All of this has jarred regional nerves yet again in South Korea and particularly in Japan. There is new talk about the resources that may need to be mobilized to counter what is perceived as an increasingly sophisticated threat. It is still not permissible in polite company to talk about these front-line states acquiring their own nuclear weapons. But voices are getting louder to put U.S. nuclear weapons back into South Korea, to help it acquire real missile capability allowing the reprocessing of spent nuclear fuel and move closer to breakout capability.

Nor has North Korea's behavior done anything to help the cause of global nonproliferation and disarmament. It has successfully thumbed its nose at international pressure, becoming a beacon to small, vulnerable rogue states whose leaders want to believe that nuclear weapons will buy them immunity from intervention and that Iraq's and Libya's biggest mistake was to fail to acquire them.

Major downsizing of the U.S. nuclear arsenal, which President Barack Obama wants to achieve, will become politically more difficult. America's tentative steps toward reducing the role of nuclear weapons in its overall security strategy, including defending its regional allies, will be harder to implement.

This will all translate, inevitably, into calls for more toughness toward North Korea, less diplomacy and more sanctions, punitive measures and isolation. How can anyone talk about returning to talks, offering incentives or normalizing relationships with a regime that is so demonstrably recalcitrant? Shouldn't we fight fire with fire?

Less inevitably, but more alarmingly, there may now be greater tolerance for those who argue that a country has a right to defend itself against existential threats with equally threatening weapons or that a world of multiple nuclear powers would be less, not more, dangerous. This would be a world with threats deterred and risk effectively neutralized.

Such responses would be serious overreactions. At a general level, former U.S. Secretaries of State Henry Kissinger and George Shultz, former U.S. Defense Secretary William Perry and former U.S. Senator Sam Nunn were right to argue that, whatever the case might have been for nuclear weapons during the Cold War, a 21st-century world of multiple competing nuclear powers would be one of massively enhanced global risk.

The core message of the Nuclear Non-Proliferation Treaty must continue to resonate: So long as anyone has nuclear weapons, others will want them; so long as anyone has them, they are bound one day to be used, by accident or miscalculation if not by design; and any such use would be catastrophic not just for the states immediately affected but also for life on this planet. For that message to resonate, the major nuclear-armed states must not only remain committed to nonproliferation but also get serious about disarmament.

In the case of North Korea, the world must register its displeasure. There will be, and should be, UN Security Council condemnation and measures to cause the regime, if not its long-suffering people, genuine pain. But alongside all that, the door should be kept wide open for negotiations that could help avert a regional and global crisis.

Before rushing to conclude that this is a regime with which no productive normalization and denuclearization talks will ever be possible, we need to revisit the record.

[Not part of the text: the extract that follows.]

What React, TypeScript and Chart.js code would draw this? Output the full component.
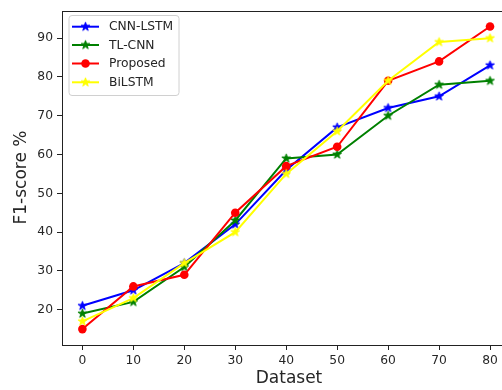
import React, { useEffect, useRef } from 'react';
import { Chart, registerables } from 'chart.js';
Chart.register(...registerables);

const datasetSizes = [0, 10, 20, 30, 40, 50, 60, 70, 80];
const cnnLstm = [21, 25, 32, 42, 56, 67, 72, 75, 83];
const tlCnn = [19, 22, 31, 43, 59, 60, 70, 78, 79];
const proposed = [15, 26, 29, 45, 57, 62, 79, 84, 93];
const biLstm = [17, 23, 32, 40, 55, 66, 79, 89, 90];
const xTicks = [0, 10, 20, 30, 40, 50, 60, 70, 80];
const yTicks = [20, 30, 40, 50, 60, 70, 80, 90];
const seriesNames = ['CNN-LSTM', 'TL-CNN', 'Proposed', 'BiLSTM'];
const seriesColors = ['#0000ff', '#008000', '#ff0000', '#ffff00'];

const FONT = "'DejaVu Sans', sans-serif";

function makeStar(color: string, r: number): HTMLCanvasElement {
  const c = document.createElement('canvas');
  const s = Math.ceil(r * 2 + 3);
  c.width = s;
  c.height = s;
  const ctx = c.getContext('2d')!;
  const cx = s / 2;
  const cy = s / 2;
  const ri = r * 0.382;
  ctx.beginPath();
  for (let i = 0; i < 10; i++) {
    const rad = i % 2 === 0 ? r : ri;
    const a = -Math.PI / 2 + (i * Math.PI) / 5;
    const px = cx + rad * Math.cos(a);
    const py = cy + rad * Math.sin(a);
    if (i === 0) ctx.moveTo(px, py);
    else ctx.lineTo(px, py);
  }
  ctx.closePath();
  ctx.fillStyle = color;
  ctx.fill();
  ctx.strokeStyle = color;
  ctx.lineWidth = 1;
  ctx.stroke();
  return c;
}

export default function App() {
  const ref = useRef<HTMLCanvasElement>(null);
  useEffect(() => {
    const canvas = ref.current!;
    const stars = seriesColors.map((c) => makeStar(c, 4.6));
    const values = [cnnLstm, tlCnn, proposed, biLstm];
    const pointStyles: any[] = [stars[0], stars[1], 'circle', stars[3]];

    const overlay = {
      id: 'overlay',
      afterDatasetsDraw(chart: any) {
        const { ctx, chartArea } = chart;
        ctx.save();
        // frame
        ctx.strokeStyle = '#222';
        ctx.lineWidth = 1;
        ctx.strokeRect(
          Math.round(chartArea.left) + 0.5,
          Math.round(chartArea.top) + 0.5,
          Math.round(chartArea.right - chartArea.left),
          Math.round(chartArea.bottom - chartArea.top)
        );
        // legend
        const bx = 69, by = 15.5, bw = 110, bh = 80, rr = 3;
        ctx.beginPath();
        ctx.moveTo(bx + rr, by);
        ctx.arcTo(bx + bw, by, bx + bw, by + bh, rr);
        ctx.arcTo(bx + bw, by + bh, bx, by + bh, rr);
        ctx.arcTo(bx, by + bh, bx, by, rr);
        ctx.arcTo(bx, by, bx + bw, by, rr);
        ctx.closePath();
        ctx.fillStyle = 'rgba(255,255,255,0.8)';
        ctx.fill();
        ctx.strokeStyle = '#d0d0d0';
        ctx.lineWidth = 1;
        ctx.stroke();
        const rows = [26.7, 45, 63.5, 82.3];
        ctx.font = `12.3px ${FONT}`;
        ctx.textBaseline = 'middle';
        ctx.textAlign = 'left';
        rows.forEach((y, i) => {
          ctx.strokeStyle = seriesColors[i];
          ctx.lineWidth = 2;
          ctx.beginPath();
          ctx.moveTo(72, y);
          ctx.lineTo(99, y);
          ctx.stroke();
          if (i === 2) {
            ctx.fillStyle = seriesColors[i];
            ctx.beginPath();
            ctx.arc(85.5, y, 4.3, 0, Math.PI * 2);
            ctx.fill();
          } else {
            const st = stars[i];
            ctx.drawImage(st, 85.5 - st.width / 2, y - st.height / 2);
          }
          ctx.fillStyle = '#262626';
          ctx.fillText(seriesNames[i], 109, y + 0.5);
        });
        // axis titles
        ctx.fillStyle = '#262626';
        ctx.font = `17px ${FONT}`;
        ctx.textAlign = 'center';
        ctx.textBaseline = 'middle';
        ctx.fillText('Dataset', 289, 379);
        ctx.save();
        ctx.translate(22, 177.5);
        ctx.rotate(-Math.PI / 2);
        ctx.fillText('F1-score %', 0, 0);
        ctx.restore();
        ctx.restore();
      },
    };

    const chart = new Chart(canvas, {
      type: 'line',
      data: {
        datasets: seriesNames.map((name, i) => ({
          label: name,
          data: datasetSizes.map((x, j) => ({ x, y: values[i][j] })),
          borderColor: seriesColors[i],
          backgroundColor: seriesColors[i],
          borderWidth: 2,
          pointStyle: pointStyles[i],
          pointRadius: i === 2 ? 4.3 : 4.6,
          pointBorderWidth: 0,
          fill: false,
          tension: 0,
          order: 4 - i,
        })),
      },
      options: {
        responsive: false,
        animation: false,
        devicePixelRatio: 1,
        layout: { padding: { top: 9, right: 4, left: 0, bottom: 0 } },
        plugins: { legend: { display: false }, tooltip: { enabled: false } },
        scales: {
          x: {
            type: 'linear',
            min: -4,
            max: 84,
            afterBuildTicks: (s: any) => {
              s.ticks = xTicks.map((v) => ({ value: v }));
            },
            afterFit: (s: any) => {
              s.height = 45;
            },
            grid: { drawOnChartArea: false, drawTicks: true, tickLength: 5, color: '#222' },
            border: { display: false },
            ticks: { font: { family: FONT, size: 12.3 }, color: '#262626', padding: 3, maxRotation: 0 },
          },
          y: {
            type: 'linear',
            min: 10.9,
            max: 96.9,
            afterBuildTicks: (s: any) => {
              s.ticks = yTicks.map((v) => ({ value: v }));
            },
            afterFit: (s: any) => {
              s.width = 62;
            },
            grid: { drawOnChartArea: false, drawTicks: true, tickLength: 5, color: '#222' },
            border: { display: false },
            ticks: { font: { family: FONT, size: 12.3 }, color: '#262626', padding: 4 },
          },
        },
      },
      plugins: [overlay],
    });
    return () => chart.destroy();
  }, []);

  return (
    <div style={{ position: 'absolute', left: 0, top: 0, width: 502, height: 390, overflow: 'hidden', background: '#fff' }}>
      <canvas ref={ref} width={515} height={390} style={{ width: 515, height: 390, display: 'block' }} />
    </div>
  );
}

World leaders signed the Agreed Framework with North Korea in 1994, but we dragged our feet in building the nuclear reactors and delivering the heavy fuel oil promised, partly owing to a widespread belief that the regime's collapse was imminent.

The diplomatic trajectory re-established a few years later was halted by former U.S. President George W. Bush's "axis of evil" declaration in 2002. When a potential new deal was negotiated by the U.S. State Department in 2005, U.S. Treasury Department officials slammed that window shut by warning the world's banks against conducting transactions with any North Korean entity. The "sunshine policy," which for a decade sustained hope of North-South reconciliation, ended abruptly with President Lee Myung-bak's election in South Korea in 2008.

The North Koreans are erratic, unpleasant, irresponsible and unhelpful. But they don't bear all the blame for the past and are not behaving completely irrationally. New administrations, free of their predecessors' baggage, are in place in all the relevant regional capitals. If they, the U.S. and Russia stay calm, place enough on the table and demand the same from the other side, diplomacy might move forward and the future might not be irredeemably bleak.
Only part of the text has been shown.